Proposta de Guedes amplia desigualdade e prejudica classe média

Coordenador do programa de governo de Jair Bolsonaro, o economista Paulo Guedes disse em reunião fechada que quer estabelecer uma alíquota única de Imposto de Renda de 20% para pessoas físicas e jurídicas. A informação está na Folha de S. Paulo desta quarta (19) e gerou polêmica, já que isso significaria acabar com a progressividade do tributo, ampliando desigualdades. Caso não haja aumento da faixa de isenção, há risco de ocorrer transferência de renda da classe média para os ricos.

“Essa proposta é inacreditável, é péssima, porque desconsidera a possibilidade de progressividade e de equidade nesse tributo. Os impostos sobre renda e propriedade são os que têm grande capacidade de reduzir desigualdade. Ter uma alíquota única quebra todas essas possibilidades e vai na direção contrária do que vemos no resto do mundo”, critica a assessora política do Instituto de Estudos Socioeconômicos (Inesc), Grazielle David, em entrevista ao Portal Vermelho.

Atualmente, o Imposto de Renda é cobrado por faixas. Os contribuintes que recebem entre 1.903 e 2.826 são taxados em 7,5% de sua renda; aqueles que ganham de 2.826 até 3.751, pagam 15%; de 3.751 até 4.664, 22,5%; e, acima de 4.664, 27,5%.

Embora a proposta de Guedes não tenha sido detalhada no texto da coluna de Mônica Bergamo na Folha, implementar a taxa única de Imposto de Renda significa que, independente de receberem R$ 2 mil ou R$ 130 mil por mês, todos os contribuintes do Imposto de Renda pagarão os mesmos 20% de imposto. É um passo atrás na busca por justiça tributária, num país em que os impostos já pesam bem mais sobre os mais pobres.

E, caso não haja um aumento da parcela da população que hoje é isenta de pagar o tributo, a mudança significará ampliar ainda mais a tributação para os que ganham menos e hoje se enquadram nas duas primeiras faixas – a grande maioria da população – e reduzi-la para aqueles que recebem mais e estão nas duas últimas faixas atuais.

Em detalhes, seria diminuir o percentual do tributo para quem recebe a partir de sete salários mínimos, e aumentar para quem tem renda entre dois e sete salários mínimos. Na prática, uma desoneração do Imposto de Renda de Pessoa Física em benefício de quem recebe mais e em prejuízo de quem recebe menos. Um agrado da campanha de Bolsonaro para os mais ricos.

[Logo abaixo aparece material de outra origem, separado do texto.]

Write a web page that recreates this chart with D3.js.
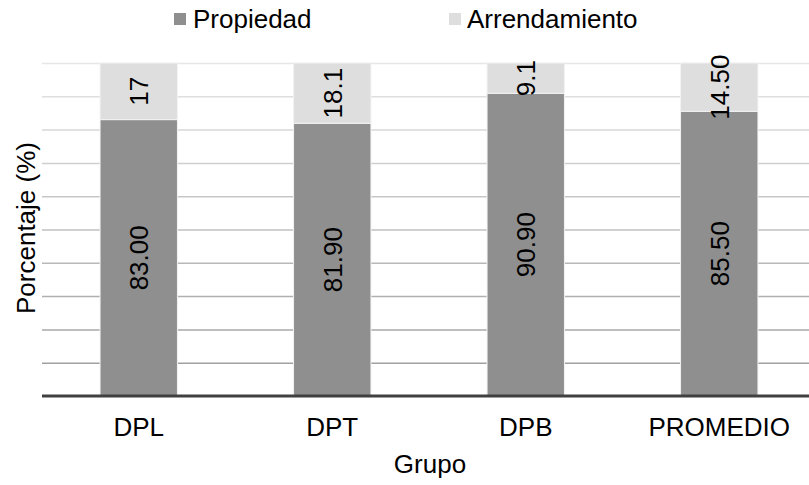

Algumas simulações de economistas sugerem que mais de 13,5 milhões de contribuintes seriam prejudicados. Além disso, haveria perda de arrecadação de R$ 7,6 bilhões.

“Com a taxa única de Imposto de Renda proposta pelo candidato Jair Messias Bolsonaro (PSL), a alíquota de quem ganha até R$ 2,8 mil saltaria de 7,5% para 20%. Enquanto isso, quem ganha acima de R$ 4,6 mil teria redução de 7,5 pontos percentuais na taxa. Essa redução na taxa inclui as altas rendas, como quem ganha R$ 135 mil por mês. Você acha isso justo?”, questiona o movimento Reforma Tributária Solidária, em sua página no Facebook.

Segundo Grazielle, é importante que exista maior alinhamento e equidade entre pessoa física e jurídica, até para evitar distorções como o fenômeno da pejotização. “Mas isso não pode ser feito tendo uma alíquota única no IR de pessoa física, anulando o papel desse tributo na redução das desigualdades”, aponta.

Ela destaca que quem defende o papel da política fiscal na redução da desigualdade não é só a esquerda, como tentam fazer parecer algumas candidaturas, mas também instituições ortodoxas. “Entidades como FMI têm defendido que a política fiscal, tanto na tributação quanto no gasto social, promova redução de desigualdade. Para isso, deve ter diferentes alíquotas para a pessoa física, de maneira que se garanta a capacidade contributiva e a progressividade”, defende.

Em um país como o Brasil, a ideia do liberal Paulo Guedes – inspirada no economista Milton Friedman – deve aumentar ainda mais o fosso que separa pobres e ricos. "O projeto do Paulo Guedes é o do (presidente Michel) Temer ao quadrado. Fundamentalista e neoliberal. Teria ou terá um efeito catastrófico em uma sociedade desigual como a nossa. Vamos tender para o apartheid social. É insustentável", aponta o professor de Economia da Unicamp, Padro Rossi, em entrevista à Carta Capital.